An anti-smoking group in Massachusetts apparently told the reporter that:
"public health advocates are seeing gains in reducing smoking rates among
teenagers suddenly reversed in recent years by the mounting popularity
of the e-cigarette... ."
This is nonsense. Gains in reducing smoking rates among teenagers have not been reversed by the increasing use of e-cigarettes. The only way this would be true is if vaping was just as hazardous, or nearly as hazardous, as cigarette smoking. Otherwise, decreases in smoking are not going to be offset, neutralized, or even worse - reversed - by an increase in e-cigarette experimentation.
Suggesting that e-cigarette experimentation is reversing progress in reducing smoking, in light of the fact that we just reached a historic low in youth smoking, is tantamount to arguing that e-cigarette experimentation is just as bad as smoking. Why in the world would anti-smoking groups want to equate the harms of cigarette smoking - which kills hundreds of thousands of Americans each year - with the incredibly low health risks of e-cigarette vapor, which is not known to have ever caused a death or serious illness?
The Rest of the Story
Thanks to the efforts of the FDA, CDC, and many anti-smoking groups, we are starting to see a decline in the public's appreciation of the severe hazards of smoking.
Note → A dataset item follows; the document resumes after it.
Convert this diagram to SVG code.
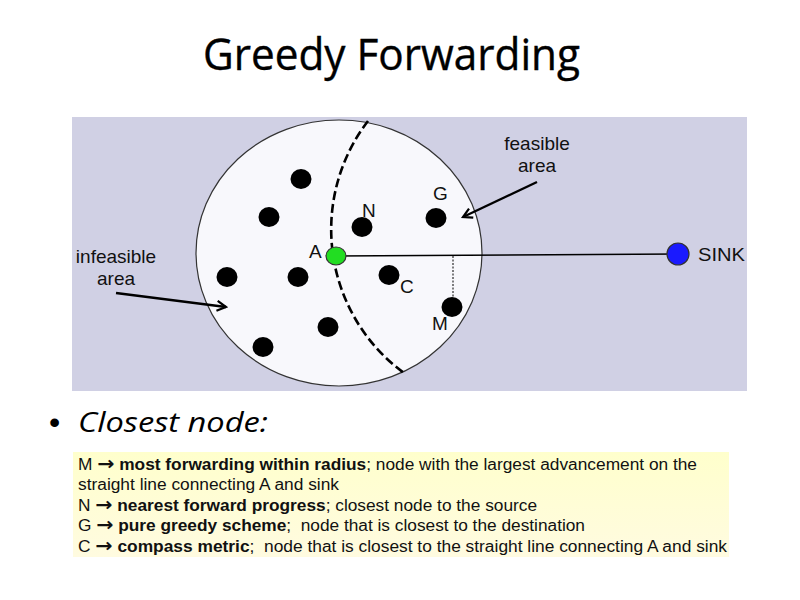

A substantial proportion of the public does not believe that smoking is any more hazardous than vaping. This creates a dangerous state of affairs, because it will discourage from quitting many smokers who might otherwise have quit using e-cigarettes. And it will also cause many ex-smokers who quit via e-cigarettes to return to smoking.
In fact, we are already starting to see some signs of a reduction in what was previously an exponential rise in electronic cigarettes sales in the United States. This is good news for tobacco cigarettes sales and bad news for the public's health.
It is time for our federal, state, and local public health agencies and anti-smoking groups to re-examine their campaign of deception against electronic cigarettes. They need to consider the damaging effect of their messages on the public's appreciation of the hazards of smoking. By equating e-cigarettes and regular cigarettes, they are inadvertently, but effectively, undermining decades of progress in educating the public about the hazards of smoking.
It used to be that the Tobacco Institute and tobacco companies were the ones who undermined the public's appreciation of the hazards of smoking. I find it ironic, and sad, that in 2015, the cigarette companies have relinquished that role, but the anti-smoking groups and health agencies have taken it up.